**INPUT RECORDS**
'''

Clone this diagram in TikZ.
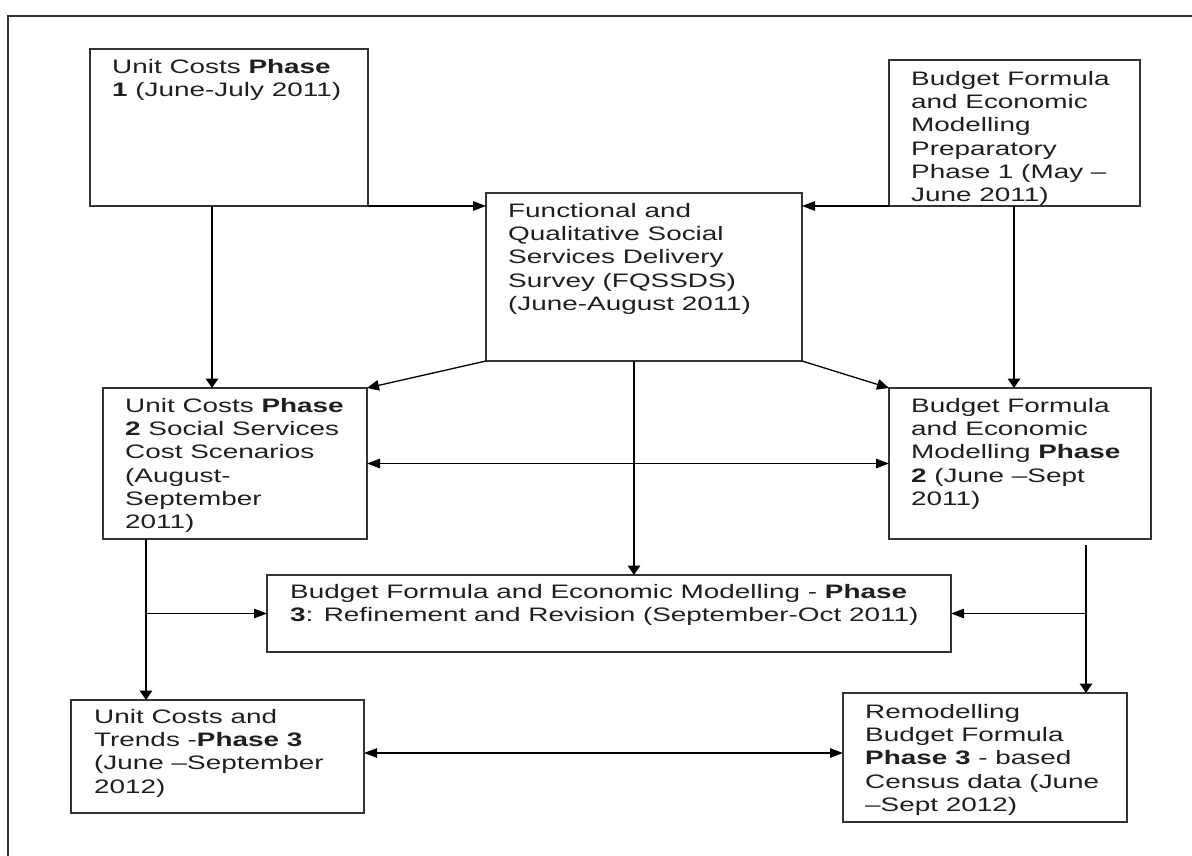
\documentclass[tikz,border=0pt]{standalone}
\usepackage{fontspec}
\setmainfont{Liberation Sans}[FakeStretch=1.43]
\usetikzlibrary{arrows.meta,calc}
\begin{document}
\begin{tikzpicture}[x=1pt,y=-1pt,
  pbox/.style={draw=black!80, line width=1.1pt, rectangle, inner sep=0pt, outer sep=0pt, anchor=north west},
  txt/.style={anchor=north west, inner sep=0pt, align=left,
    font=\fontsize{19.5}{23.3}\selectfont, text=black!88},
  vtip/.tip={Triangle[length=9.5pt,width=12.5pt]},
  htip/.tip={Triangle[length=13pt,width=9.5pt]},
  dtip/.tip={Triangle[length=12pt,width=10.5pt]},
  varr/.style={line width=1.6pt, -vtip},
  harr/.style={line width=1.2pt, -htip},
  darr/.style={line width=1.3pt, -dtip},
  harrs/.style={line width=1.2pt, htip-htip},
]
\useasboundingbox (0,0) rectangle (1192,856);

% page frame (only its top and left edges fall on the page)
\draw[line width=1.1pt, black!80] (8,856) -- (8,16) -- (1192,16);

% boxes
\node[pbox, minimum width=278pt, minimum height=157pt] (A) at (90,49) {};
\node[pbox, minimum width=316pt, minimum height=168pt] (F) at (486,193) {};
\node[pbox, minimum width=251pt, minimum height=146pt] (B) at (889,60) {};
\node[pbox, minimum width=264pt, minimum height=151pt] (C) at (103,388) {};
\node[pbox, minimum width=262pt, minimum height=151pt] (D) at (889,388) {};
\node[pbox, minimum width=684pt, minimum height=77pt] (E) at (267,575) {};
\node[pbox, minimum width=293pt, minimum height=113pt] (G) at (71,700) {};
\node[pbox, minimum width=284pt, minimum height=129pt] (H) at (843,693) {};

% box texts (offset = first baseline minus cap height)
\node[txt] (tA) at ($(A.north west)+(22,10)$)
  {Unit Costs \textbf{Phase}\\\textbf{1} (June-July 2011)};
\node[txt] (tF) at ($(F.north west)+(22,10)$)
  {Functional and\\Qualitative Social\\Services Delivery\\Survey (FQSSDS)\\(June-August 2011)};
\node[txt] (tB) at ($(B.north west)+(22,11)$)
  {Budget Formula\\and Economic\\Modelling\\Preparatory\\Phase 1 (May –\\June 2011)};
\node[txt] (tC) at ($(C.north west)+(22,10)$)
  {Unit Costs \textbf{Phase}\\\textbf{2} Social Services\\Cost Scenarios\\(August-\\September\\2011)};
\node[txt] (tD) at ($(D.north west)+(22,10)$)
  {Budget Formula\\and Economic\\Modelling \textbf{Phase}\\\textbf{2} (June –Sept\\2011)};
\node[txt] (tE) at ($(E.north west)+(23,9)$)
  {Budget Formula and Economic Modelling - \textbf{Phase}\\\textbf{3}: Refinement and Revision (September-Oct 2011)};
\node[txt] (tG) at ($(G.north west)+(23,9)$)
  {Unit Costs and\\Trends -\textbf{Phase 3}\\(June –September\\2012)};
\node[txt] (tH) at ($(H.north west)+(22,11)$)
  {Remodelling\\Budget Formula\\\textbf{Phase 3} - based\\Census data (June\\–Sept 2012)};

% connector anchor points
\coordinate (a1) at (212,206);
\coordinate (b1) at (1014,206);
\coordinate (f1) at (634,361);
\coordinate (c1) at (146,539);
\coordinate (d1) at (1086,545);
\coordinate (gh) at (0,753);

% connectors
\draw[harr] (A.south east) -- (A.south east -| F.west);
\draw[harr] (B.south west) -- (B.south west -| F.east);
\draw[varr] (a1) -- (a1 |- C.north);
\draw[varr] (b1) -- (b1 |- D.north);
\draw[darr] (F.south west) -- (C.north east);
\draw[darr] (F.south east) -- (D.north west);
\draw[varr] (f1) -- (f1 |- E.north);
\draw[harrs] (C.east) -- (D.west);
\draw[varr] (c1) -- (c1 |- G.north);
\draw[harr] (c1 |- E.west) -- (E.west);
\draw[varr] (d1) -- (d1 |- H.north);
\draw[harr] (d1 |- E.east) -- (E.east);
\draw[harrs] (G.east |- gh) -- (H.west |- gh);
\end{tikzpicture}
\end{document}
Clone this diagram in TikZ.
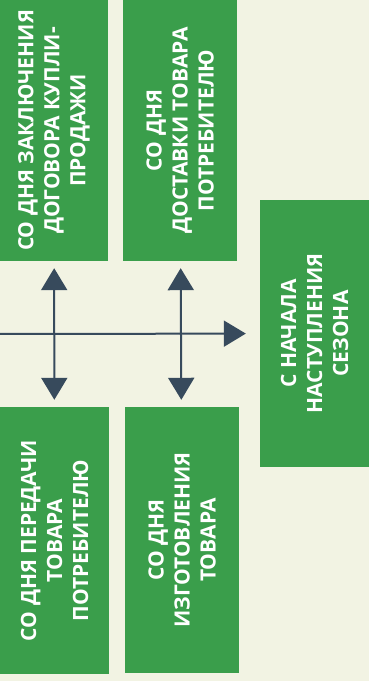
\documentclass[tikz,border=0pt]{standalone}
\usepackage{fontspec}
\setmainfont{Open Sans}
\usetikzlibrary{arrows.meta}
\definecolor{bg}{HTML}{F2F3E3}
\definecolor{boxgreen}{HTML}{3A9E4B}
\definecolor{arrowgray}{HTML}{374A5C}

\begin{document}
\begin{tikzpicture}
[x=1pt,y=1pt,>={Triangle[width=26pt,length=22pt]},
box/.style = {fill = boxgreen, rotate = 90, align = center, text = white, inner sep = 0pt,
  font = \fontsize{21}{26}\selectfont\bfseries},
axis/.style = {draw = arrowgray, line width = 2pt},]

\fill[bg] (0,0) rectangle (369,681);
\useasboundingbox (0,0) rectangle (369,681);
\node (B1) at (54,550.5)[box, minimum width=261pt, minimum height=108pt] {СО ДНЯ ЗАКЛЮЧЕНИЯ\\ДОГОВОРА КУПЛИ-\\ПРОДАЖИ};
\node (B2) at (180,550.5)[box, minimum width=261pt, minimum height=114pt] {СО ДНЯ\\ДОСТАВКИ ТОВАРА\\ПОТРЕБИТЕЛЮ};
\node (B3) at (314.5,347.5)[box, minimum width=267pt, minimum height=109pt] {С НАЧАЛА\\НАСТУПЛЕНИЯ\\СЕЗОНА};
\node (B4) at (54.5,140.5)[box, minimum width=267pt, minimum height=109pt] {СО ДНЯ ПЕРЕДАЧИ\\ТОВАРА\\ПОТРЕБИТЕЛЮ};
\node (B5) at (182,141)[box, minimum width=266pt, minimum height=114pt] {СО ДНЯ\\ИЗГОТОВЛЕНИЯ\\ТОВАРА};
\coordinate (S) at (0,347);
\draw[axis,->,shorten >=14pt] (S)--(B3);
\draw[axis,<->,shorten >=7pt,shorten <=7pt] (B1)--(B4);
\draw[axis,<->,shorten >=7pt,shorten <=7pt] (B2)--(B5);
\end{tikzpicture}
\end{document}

'''

**WHAT YOU ARE ASKED TO DO**
Transcribe all the data word for word; the images stay out.

**RESPONSE TO THIS EXERCISE**
Clone this diagram in TikZ.
\documentclass[tikz,border=0pt]{standalone}
\usepackage{fontspec}
\setmainfont{Liberation Sans}[FakeStretch=1.43]
\usetikzlibrary{arrows.meta,calc}
\begin{document}
\begin{tikzpicture}[x=1pt,y=-1pt,
  pbox/.style={draw=black!80, line width=1.1pt, rectangle, inner sep=0pt, outer sep=0pt, anchor=north west},
  txt/.style={anchor=north west, inner sep=0pt, align=left,
    font=\fontsize{19.5}{23.3}\selectfont, text=black!88},
  vtip/.tip={Triangle[length=9.5pt,width=12.5pt]},
  htip/.tip={Triangle[length=13pt,width=9.5pt]},
  dtip/.tip={Triangle[length=12pt,width=10.5pt]},
  varr/.style={line width=1.6pt, -vtip},
  harr/.style={line width=1.2pt, -htip},
  darr/.style={line width=1.3pt, -dtip},
  harrs/.style={line width=1.2pt, htip-htip},
]
\useasboundingbox (0,0) rectangle (1192,856);

% page frame (only its top and left edges fall on the page)
\draw[line width=1.1pt, black!80] (8,856) -- (8,16) -- (1192,16);

% boxes
\node[pbox, minimum width=278pt, minimum height=157pt] (A) at (90,49) {};
\node[pbox, minimum width=316pt, minimum height=168pt] (F) at (486,193) {};
\node[pbox, minimum width=251pt, minimum height=146pt] (B) at (889,60) {};
\node[pbox, minimum width=264pt, minimum height=151pt] (C) at (103,388) {};
\node[pbox, minimum width=262pt, minimum height=151pt] (D) at (889,388) {};
\node[pbox, minimum width=684pt, minimum height=77pt] (E) at (267,575) {};
\node[pbox, minimum width=293pt, minimum height=113pt] (G) at (71,700) {};
\node[pbox, minimum width=284pt, minimum height=129pt] (H) at (843,693) {};

% box texts (offset = first baseline minus cap height)
\node[txt] (tA) at ($(A.north west)+(22,10)$)
  {Unit Costs \textbf{Phase}\\\textbf{1} (June-July 2011)};
\node[txt] (tF) at ($(F.north west)+(22,10)$)
  {Functional and\\Qualitative Social\\Services Delivery\\Survey (FQSSDS)\\(June-August 2011)};
\node[txt] (tB) at ($(B.north west)+(22,11)$)
  {Budget Formula\\and Economic\\Modelling\\Preparatory\\Phase 1 (May –\\June 2011)};
\node[txt] (tC) at ($(C.north west)+(22,10)$)
  {Unit Costs \textbf{Phase}\\\textbf{2} Social Services\\Cost Scenarios\\(August-\\September\\2011)};
\node[txt] (tD) at ($(D.north west)+(22,10)$)
  {Budget Formula\\and Economic\\Modelling \textbf{Phase}\\\textbf{2} (June –Sept\\2011)};
\node[txt] (tE) at ($(E.north west)+(23,9)$)
  {Budget Formula and Economic Modelling - \textbf{Phase}\\\textbf{3}: Refinement and Revision (September-Oct 2011)};
\node[txt] (tG) at ($(G.north west)+(23,9)$)
  {Unit Costs and\\Trends -\textbf{Phase 3}\\(June –September\\2012)};
\node[txt] (tH) at ($(H.north west)+(22,11)$)
  {Remodelling\\Budget Formula\\\textbf{Phase 3} - based\\Census data (June\\–Sept 2012)};

% connector anchor points
\coordinate (a1) at (212,206);
\coordinate (b1) at (1014,206);
\coordinate (f1) at (634,361);
\coordinate (c1) at (146,539);
\coordinate (d1) at (1086,545);
\coordinate (gh) at (0,753);

% connectors
\draw[harr] (A.south east) -- (A.south east -| F.west);
\draw[harr] (B.south west) -- (B.south west -| F.east);
\draw[varr] (a1) -- (a1 |- C.north);
\draw[varr] (b1) -- (b1 |- D.north);
\draw[darr] (F.south west) -- (C.north east);
\draw[darr] (F.south east) -- (D.north west);
\draw[varr] (f1) -- (f1 |- E.north);
\draw[harrs] (C.east) -- (D.west);
\draw[varr] (c1) -- (c1 |- G.north);
\draw[harr] (c1 |- E.west) -- (E.west);
\draw[varr] (d1) -- (d1 |- H.north);
\draw[harr] (d1 |- E.east) -- (E.east);
\draw[harrs] (G.east |- gh) -- (H.west |- gh);
\end{tikzpicture}
\end{document}
Clone this diagram in TikZ.
\documentclass[tikz,border=0pt]{standalone}
\usepackage{fontspec}
\setmainfont{Open Sans}
\usetikzlibrary{arrows.meta}
\definecolor{bg}{HTML}{F2F3E3}
\definecolor{boxgreen}{HTML}{3A9E4B}
\definecolor{arrowgray}{HTML}{374A5C}

\begin{document}
\begin{tikzpicture}
[x=1pt,y=1pt,>={Triangle[width=26pt,length=22pt]},
box/.style = {fill = boxgreen, rotate = 90, align = center, text = white, inner sep = 0pt,
  font = \fontsize{21}{26}\selectfont\bfseries},
axis/.style = {draw = arrowgray, line width = 2pt},]

\fill[bg] (0,0) rectangle (369,681);
\useasboundingbox (0,0) rectangle (369,681);
\node (B1) at (54,550.5)[box, minimum width=261pt, minimum height=108pt] {СО ДНЯ ЗАКЛЮЧЕНИЯ\\ДОГОВОРА КУПЛИ-\\ПРОДАЖИ};
\node (B2) at (180,550.5)[box, minimum width=261pt, minimum height=114pt] {СО ДНЯ\\ДОСТАВКИ ТОВАРА\\ПОТРЕБИТЕЛЮ};
\node (B3) at (314.5,347.5)[box, minimum width=267pt, minimum height=109pt] {С НАЧАЛА\\НАСТУПЛЕНИЯ\\СЕЗОНА};
\node (B4) at (54.5,140.5)[box, minimum width=267pt, minimum height=109pt] {СО ДНЯ ПЕРЕДАЧИ\\ТОВАРА\\ПОТРЕБИТЕЛЮ};
\node (B5) at (182,141)[box, minimum width=266pt, minimum height=114pt] {СО ДНЯ\\ИЗГОТОВЛЕНИЯ\\ТОВАРА};
\coordinate (S) at (0,347);
\draw[axis,->,shorten >=14pt] (S)--(B3);
\draw[axis,<->,shorten >=7pt,shorten <=7pt] (B1)--(B4);
\draw[axis,<->,shorten >=7pt,shorten <=7pt] (B2)--(B5);
\end{tikzpicture}
\end{document}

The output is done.